Make The NBA Preseason Fun, Affordable

Sunday night the Lakers were in Las Vegas — Showtime had arrived in the city of showgirls. A city where the mayor hints about getting an NBA franchise of their own. But the stadium was half full.

It was also half full in Fresno a couple nights earlier, and unlike Vegas its not like Fresno residents had a plethora of other entertainment options. The Lakers are not alone, half full crowds can be found across the NBA cities (and the towns they play in) this time of year.

You can blame the economy, when times are tight why spend hard-earned money to a meaningless exhibition game? But the other half of that equation is, the NBA preseason is tedious. It’s a slog for the players. Nobody seems to be having fun. Phil Jackson uses it to tinker with lineups, he doesn’t care about winning the games in the least. (You could argue Jackson does that up until about February.)

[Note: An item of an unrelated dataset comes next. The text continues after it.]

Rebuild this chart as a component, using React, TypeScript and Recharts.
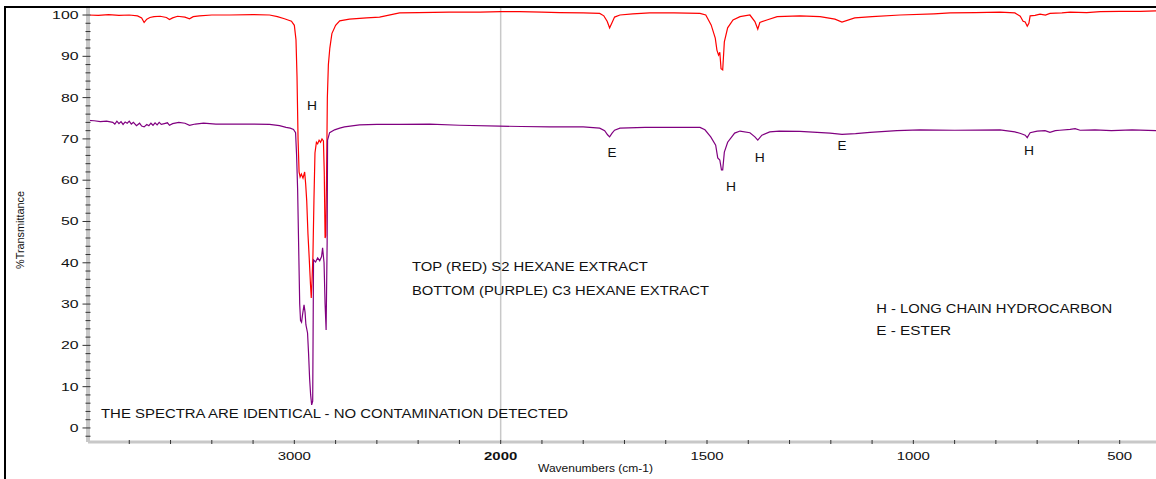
import { LineChart, Line, XAxis, YAxis, ReferenceLine, ReferenceDot } from 'recharts'

// top spectrum (red) - S2 hexane extract
const RED_WN = [
  4000, 3950, 3900, 3850, 3800, 3760, 3740, 3728, 3715, 3700, 3680, 3650, 3620, 3605, 3590, 3566,
  3530, 3508, 3490, 3460, 3400, 3314, 3200, 3120, 3082, 3048, 3014, 3000, 2992, 2987, 2982, 2977,
  2972, 2966, 2958, 2950, 2945, 2940, 2934, 2928, 2922, 2918, 2914, 2910, 2905, 2900, 2893, 2887,
  2880, 2873, 2866, 2859, 2855, 2851, 2848, 2844, 2840, 2835, 2828, 2818, 2800, 2780, 2733, 2650,
  2587, 2490, 2400, 2250, 2100, 2000, 1954, 1900, 1857, 1800, 1760, 1750, 1742, 1736, 1730, 1724,
  1711, 1680, 1639, 1580, 1517, 1503, 1490, 1480, 1476, 1472, 1469, 1466, 1462, 1458, 1450, 1437,
  1420, 1396, 1384, 1377, 1372, 1355, 1330, 1275, 1226, 1190, 1173, 1142, 1100, 1032, 950, 911,
  850, 790, 754, 741, 734, 729, 724, 720, 717, 705, 693, 680, 669, 640, 620, 580, 547, 500, 450, 412,
]
const RED_T = [
  100.0, 99.9, 100.1, 99.9, 100.0, 99.8, 99.3, 98.2, 99.0, 99.4, 99.6, 99.7, 99.4, 98.9, 99.3, 99.7,
  99.5, 99.1, 99.6, 99.8, 100.0, 100.0, 100.1, 100.0, 99.6, 99.1, 98.5, 97.5, 94, 85, 70, 62,
  60.8, 61.5, 60.5, 62, 59, 55, 47, 41.3, 35, 31.5, 36, 41.4, 55, 66.6, 69.2, 68.8,
  69.7, 69.2, 70.0, 69.5, 62, 46, 46.5, 60, 80, 88, 92, 95.5, 97.5, 98.6, 99.0, 99.3,
  99.5, 100.5, 100.6, 100.7, 100.7, 100.8, 100.8, 100.7, 100.6, 100.5, 100.4, 99.8, 98.5, 96.9, 98.2, 99.5,
  100.0, 100.3, 100.5, 100.5, 100.4, 100.0, 97.6, 94.4, 91.5, 90.3, 91, 87, 86.7, 93.5, 96.9, 98.8,
  99.6, 100.0, 98.4, 96.6, 98.2, 98.8, 99.6, 99.8, 99.6, 99.0, 98.3, 99.3, 99.6, 100.0, 100.3, 100.5,
  100.6, 100.7, 100.5, 99.7, 98.5, 98.3, 97.3, 98.0, 99.8, 99.9, 100.2, 100.0, 100.4, 100.5, 100.7, 100.6, 100.8, 100.9, 100.9, 101.0,
]

// bottom spectrum (purple) - C3 hexane extract
const PURPLE_WN = [
  4000, 3970, 3940, 3910, 3880, 3870, 3860, 3850, 3840, 3830, 3820, 3810, 3800, 3790, 3780, 3765,
  3750, 3740, 3728, 3715, 3705, 3695, 3685, 3675, 3665, 3655, 3645, 3630, 3615, 3605, 3590, 3560,
  3530, 3508, 3480, 3440, 3380, 3314, 3200, 3120, 3072, 3040, 3020, 3004, 2994, 2989, 2984, 2979,
  2974, 2970, 2965, 2960, 2953, 2948, 2944, 2936, 2931, 2926, 2921, 2916, 2911, 2907, 2897, 2887,
  2877, 2868, 2863, 2856, 2851, 2846, 2841, 2839, 2829, 2805, 2780, 2757, 2684, 2600, 2490, 2344,
  2200, 2005, 1950, 1881, 1800, 1760, 1748, 1741, 1736, 1730, 1724, 1711, 1650, 1614, 1517, 1505,
  1491, 1479, 1474, 1469, 1465, 1462, 1458, 1450, 1433, 1420, 1396, 1384, 1377, 1367, 1348, 1325,
  1275, 1202, 1173, 1140, 1105, 1040, 984, 900, 790, 754, 740, 729, 724, 720, 717, 700,
  681, 669, 656, 645, 620, 608, 596, 560, 520, 470, 412,
]
const PURPLE_T = [
  74.5, 74.4, 74.2, 74.3, 74.0, 73.6, 74.3, 73.7, 74.2, 73.5, 74.1, 73.8, 74.3, 73.6, 74.0, 73.2,
  73.8, 73.1, 72.9, 73.5, 73.2, 73.8, 73.3, 73.9, 73.4, 74.0, 73.5, 73.7, 73.9, 73.3, 73.7, 74.0,
  73.8, 73.3, 73.6, 73.8, 73.6, 73.6, 73.6, 73.5, 73.2, 72.8, 72.6, 72.3, 71.5, 66, 57.6, 43.8,
  30, 26, 25.6, 27.5, 29.8, 28, 25, 23, 18, 12, 8, 5.6, 6.5, 40.7, 40.2, 41.2,
  40.5, 41.5, 43.6, 40, 30, 23.7, 45, 69.7, 71.5, 72.2, 72.6, 72.9, 73.4, 73.5, 73.5, 73.6,
  73.3, 73.1, 73.0, 72.9, 72.9, 72.6, 72.0, 71.0, 70.5, 71.4, 72.1, 72.6, 72.8, 72.8, 72.8, 72.2,
  70.5, 68.5, 65.4, 64.9, 62.5, 62.5, 66.8, 69.2, 71.4, 71.9, 71.5, 70.5, 69.7, 70.9, 71.7, 71.9,
  71.8, 71.4, 71.1, 71.3, 71.6, 72.0, 72.2, 72.1, 72.2, 71.7, 71.3, 70.9, 70.3, 71.0, 71.5, 71.9,
  72.0, 71.6, 72.0, 72.1, 72.3, 72.5, 72.1, 72.2, 72.0, 72.2, 72.0,
]

const Y_LABELS = [0, 10, 20, 30, 40, 50, 60, 70, 80, 90, 100]
const WN_LABELS = [3000, 2000, 1500, 1000, 500]

const NOTES = [
  { text: 'H', wn: 2914, t: 78.0, w: 10, anchor: 'middle' },
  { text: 'E', wn: 1730, t: 66.8, w: 9, anchor: 'middle' },
  { text: 'H', wn: 1442, t: 58.4, w: 10, anchor: 'middle' },
  { text: 'H', wn: 1372, t: 65.4, w: 10, anchor: 'middle' },
  { text: 'E', wn: 1173, t: 68.3, w: 9, anchor: 'middle' },
  { text: 'H', wn: 720, t: 67.1, w: 10, anchor: 'middle' },
  { text: 'TOP (RED) S2 HEXANE EXTRACT', wn: 2430, t: 39.2, w: 236, anchor: 'start' },
  { text: 'BOTTOM (PURPLE) C3 HEXANE EXTRACT', wn: 2430, t: 33.2, w: 297, anchor: 'start' },
  { text: 'H - LONG CHAIN HYDROCARBON', wn: 1090, t: 29.05, w: 236, anchor: 'start' },
  { text: 'E - ESTER', wn: 1090, t: 23.5, w: 75, anchor: 'start' },
  { text: 'THE SPECTRA ARE IDENTICAL - NO CONTAMINATION DETECTED', wn: 3937, t: 3.4, w: 467, anchor: 'start' },
]

// the instrument compresses the axis above 2000 cm-1 by a factor of two
const BREAK = 2000
const toAxis = (w: number) => (w > BREAK ? BREAK + (w - BREAK) / 2 : w)
const fromAxis = (u: number) => (u > BREAK ? BREAK + (u - BREAK) * 2 : u)

const redData = RED_WN.map((w, i) => ({ u: toAxis(w), t: RED_T[i] }))
const purpleData = PURPLE_WN.map((w, i) => ({ u: toAxis(w), t: PURPLE_T[i] }))

const yTicks = Array.from({ length: 52 }, (_, i) => -2 + i * 2)
const xTicks = Array.from({ length: 25 }, (_, i) => 500 + i * 100)
const labelU = WN_LABELS.map(toAxis)

const FONT = "Arial, 'Liberation Sans', sans-serif"

const YTick = (props: any) => {
  const { x, y, payload } = props
  const v = payload.value
  const major = Y_LABELS.includes(v)
  return (
    <g>
      <line x1={major ? x - 5.5 : x - 2.5} x2={x + 2.5} y1={y} y2={y} stroke="#333" strokeWidth={1} />
      {major && (
        <text x={x - 9.5} y={y + 4} textAnchor="end" fontFamily={FONT} fontSize={11.5} fill="#111"
          textLength={String(v).length * 8.8} lengthAdjust="spacingAndGlyphs">
          {v}
        </text>
      )}
    </g>
  )
}

const XTick = (props: any) => {
  const { x, y, payload } = props
  const u = payload.value
  const major = labelU.includes(u)
  const wn = fromAxis(u)
  return (
    <g>
      <line x1={x} x2={x} y1={y - 2} y2={y + 2} stroke="#333" strokeWidth={1} />
      {major && (
        <text x={x} y={y + 18} textAnchor="middle" fontFamily={FONT} fontSize={11.5} fill="#111"
          fontWeight={wn === BREAK ? 700 : 400}
          textLength={String(wn).length * 8.3} lengthAdjust="spacingAndGlyphs">
          {wn}
        </text>
      )}
    </g>
  )
}

const YTitle = (props: any) => {
  const vb = props.viewBox || { x: 0, y: 8, width: 88, height: 434 }
  const cx = vb.x + 20
  const cy = vb.y + vb.height / 2 + 5
  return (
    <text transform={`translate(${cx},${cy}) rotate(-90)`} y={4} textAnchor="middle"
      fontFamily={FONT} fontSize={11} fill="#111" textLength={78} lengthAdjust="spacingAndGlyphs">
      %Transmittance
    </text>
  )
}

const XTitle = (props: any) => {
  const vb = props.viewBox || { x: 88, y: 442, width: 1068, height: 37 }
  return (
    <text x={vb.x + 450} y={vb.y + 30} fontFamily={FONT} fontSize={11.5} fill="#111"
      textLength={115} lengthAdjust="spacingAndGlyphs">
      Wavenumbers (cm-1)
    </text>
  )
}

export default function App() {
  return (
    <div style={{ position: 'relative', width: 1156, height: 479, overflow: 'hidden', background: '#fff' }}>
      <style>{'body{margin:0}'}</style>
      <div style={{ position: 'absolute', left: 4, top: 6, width: 1152, height: 2, background: '#000' }} />
      <div style={{ position: 'absolute', left: 4, top: 6, width: 2, height: 473, background: '#000' }} />
      <LineChart width={1156} height={479} margin={{ top: 8, right: 0, bottom: 0, left: 0 }}>
        <XAxis
          type="number"
          dataKey="u"
          domain={[412, 3000]}
          reversed
          allowDataOverflow
          ticks={xTicks}
          interval={0}
          tickSize={0}
          tickMargin={0}
          tickLine={false}
          tick={(p: any) => <XTick {...p} />}
          axisLine={{ stroke: '#c8c8c8', strokeWidth: 3 }}
          height={37}
          label={(p: any) => <XTitle {...p} />}
        />
        <YAxis
          type="number"
          domain={[-3.4, 101.7]}
          allowDataOverflow
          ticks={yTicks}
          interval={0}
          tickSize={0}
          tickMargin={0}
          tickLine={false}
          tick={(p: any) => <YTick {...p} />}
          axisLine={{ stroke: '#c8c8c8', strokeWidth: 4 }}
          width={88}
          label={(p: any) => <YTitle {...p} />}
        />
        <ReferenceLine x={BREAK} stroke="#c8c8c8" strokeWidth={1.5} />
        <Line data={redData} dataKey="t" type="linear" stroke="#ff0000" strokeWidth={1.2}
          dot={false} isAnimationActive={false} />
        <Line data={purpleData} dataKey="t" type="linear" stroke="#800080" strokeWidth={1.2}
          dot={false} isAnimationActive={false} />
        {NOTES.map((n, i) => (
          <ReferenceDot
            key={i}
            x={toAxis(n.wn)}
            y={n.t}
            r={0}
            shape={(p: any) => (
              <text x={p.cx} y={p.cy + 4.5} textAnchor={n.anchor} fontFamily={FONT} fontSize={12.5}
                fill="#111" textLength={n.w} lengthAdjust="spacingAndGlyphs">
                {n.text}
              </text>
            )}
          />
        ))}
      </LineChart>
    </div>
  )
}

It doesn't have to be that way. People flock to baseball’s meaningless games featuring guys that will spend most of the season in small towns and on buses. But there is something romantic about spring and Spring Training, about rebirth of a team and a season that will go through the summer. That feeling (and the affordable tickets) draws people under 50 to Florida and Arizona every spring.

The NBA preseason is about as romantic as Al Bundy. When the Lakers play at Staples Center, fans (including season ticket holders who have no choice) pay regular season price. The passion of the regular season is lacking.

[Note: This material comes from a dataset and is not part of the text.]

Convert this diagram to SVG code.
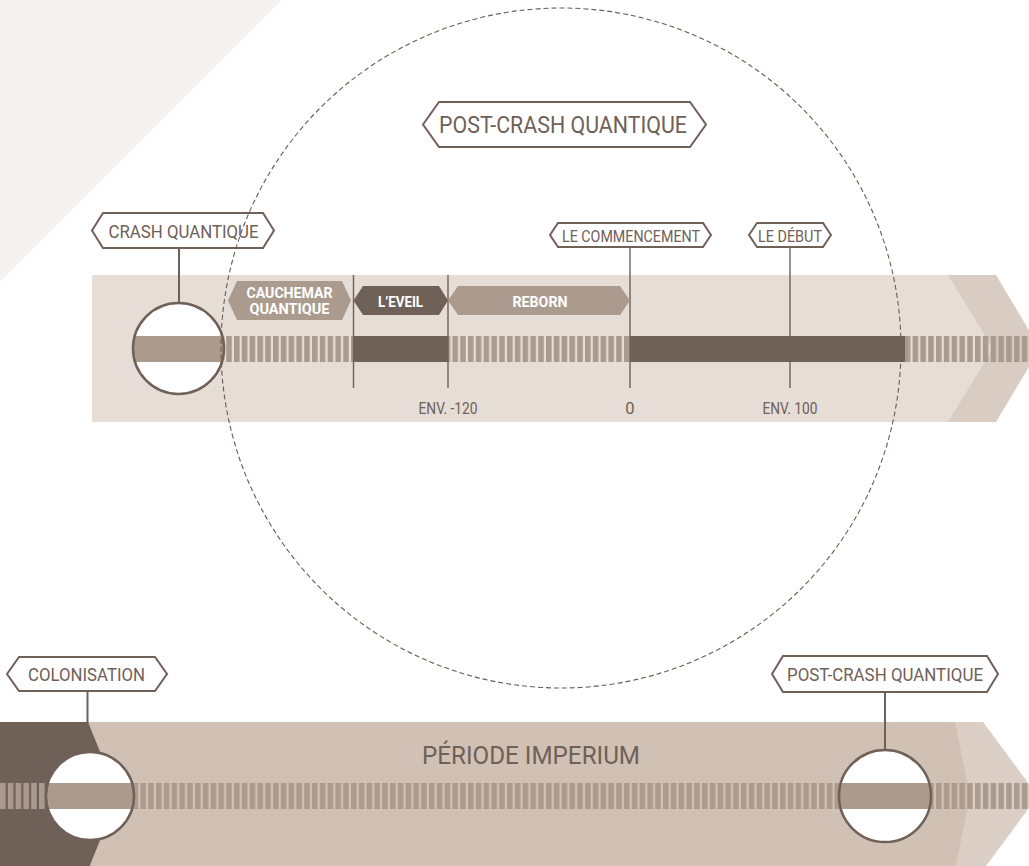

Ross Siler (formerly of the Daily News in town, now with the Salt Lake Tribune) came up with some ideas to enliven the NBA preseason. Have all the teams in just a couple cities (Vegas and Miami?), and have those teams playing in tournaments against one another. Have them play in smaller arenas and small towns, sort of an NBA barnstorming tour. Have the team’s legendary players there to shake hands.

But the best idea was the most simple —  keep the prices down.

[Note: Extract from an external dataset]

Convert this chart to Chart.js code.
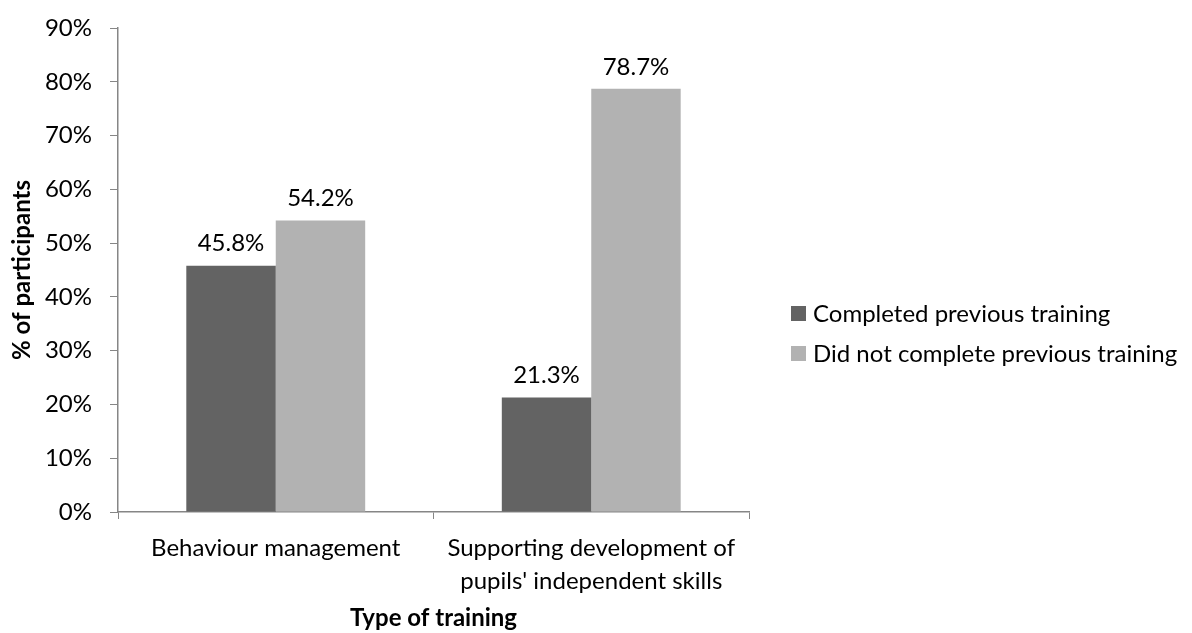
<!DOCTYPE html>
<html>
<head>
<meta charset="utf-8">
<script src="https://cdn.jsdelivr.net/npm/chart.js@4.4.0/dist/chart.umd.min.js"></script>
<style>
  html, body { margin: 0; padding: 0; background: #fff; }
  #wrap { width: 1192px; height: 633px; }
</style>
</head>
<body>
<div id="wrap"><canvas id="trainingChart" width="1192" height="633"></canvas></div>
<script>
// values
var categories = ['Behaviour management', ["Supporting development of", "pupils' independent skills"]];
var seriesNames = ['Completed previous training', 'Did not complete previous training'];
var completed = [45.8, 21.3];
var notCompleted = [54.2, 78.7];
var yTicks = [0, 10, 20, 30, 40, 50, 60, 70, 80, 90];
var colours = ['#636363', '#b2b2b2'];

var fontName = 'Lato, "Open Sans", sans-serif';
var axisGrey = '#868686';

// percentage labels over each bar
var valueLabels = {
    id: 'valueLabels',
    afterDatasetsDraw: function (chart) {
        var ctx = chart.ctx;
        ctx.save();
        ctx.font = '24px ' + fontName;
        ctx.fillStyle = '#000';
        ctx.textAlign = 'center';
        ctx.textBaseline = 'bottom';
        chart.data.datasets.forEach(function (ds, i) {
            chart.getDatasetMeta(i).data.forEach(function (bar, j) {
                ctx.fillText(ds.data[j].toFixed(1) + '%', bar.x, bar.y - 10);
            });
        });
        ctx.restore();
    }
};

// legend on the right, drawn by hand so it sits where the original has it
var sideLegend = {
    id: 'sideLegend',
    afterDraw: function (chart) {
        var ctx = chart.ctx;
        var x = chart.chartArea.right + 42;
        var rows = [313, 353];
        ctx.save();
        ctx.font = '24px ' + fontName;
        ctx.textBaseline = 'middle';
        chart.data.datasets.forEach(function (ds, i) {
            ctx.fillStyle = ds.backgroundColor;
            ctx.fillRect(x, rows[i] - 7, 15, 15);
            ctx.fillStyle = '#000';
            ctx.fillText(ds.label, x + 22, rows[i] + 1);
        });
        ctx.restore();
    }
};

var ctx = document.getElementById('trainingChart');
var myBarChart = new Chart(ctx, {
    type: 'bar',
    data: {
        labels: categories,
        datasets: [{
            label: seriesNames[0],
            data: completed,
            backgroundColor: colours[0],
            categoryPercentage: 0.567,
            barPercentage: 1.0
        }, {
            label: seriesNames[1],
            data: notCompleted,
            backgroundColor: colours[1],
            categoryPercentage: 0.567,
            barPercentage: 1.0
        }]
    },
    options: {
        responsive: false,
        animation: false,
        layout: {
            padding: { top: 28, right: 443, bottom: 0, left: 0 }
        },
        plugins: {
            legend: { display: false },
            tooltip: { enabled: false }
        },
        scales: {
            x: {
                grid: {
                    offset: true,
                    drawOnChartArea: false,
                    color: axisGrey,
                    tickLength: 7
                },
                border: { color: axisGrey, width: 1.5 },
                ticks: {
                    color: '#000',
                    font: { family: fontName, size: 24, lineHeight: 1.4 },
                    padding: 12,
                    maxRotation: 0
                },
                title: {
                    display: true,
                    text: 'Type of training',
                    color: '#000',
                    font: { family: fontName, size: 24, weight: 'bold' },
                    padding: { top: 4, bottom: 0 }
                },
                afterFit: function (scale) { scale.height = 121; }
            },
            y: {
                min: 0,
                max: 90,
                afterBuildTicks: function (scale) {
                    scale.ticks = yTicks.map(function (v) { return { value: v }; });
                },
                grid: {
                    drawOnChartArea: false,
                    color: axisGrey,
                    tickLength: 8
                },
                border: { color: axisGrey, width: 1.5 },
                ticks: {
                    color: '#000',
                    font: { family: fontName, size: 24 },
                    padding: 18,
                    callback: function (v) { return v + '%'; }
                },
                title: {
                    display: true,
                    text: '% of participants',
                    color: '#000',
                    font: { family: fontName, size: 24, weight: 'bold' },
                    padding: { top: 8, bottom: 4 }
                },
                afterFit: function (scale) {
                    scale.width = 118;
                    // tick padding would otherwise push the top of the axis down
                    scale.paddingTop = 0;
                    scale.paddingBottom = 0;
                }
            }
        }
    },
    plugins: [valueLabels, sideLegend]
});
</script>
</body>
</html>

Have tickets for a Lakers game at $25 to be down low, $5 to sit way up high. For that price, I’m fine watching Joe Crawford or DJ Mbenga play 30 minutes. The profit is in the parking and beer sales anyway. But get some of the average fans, the ones who watch religiously on television but can’t afford even the cheap seats, a chance to watch their heroes live. Let them get the feel of an NBA game.

That would make the NBA season something people would gladly pay for.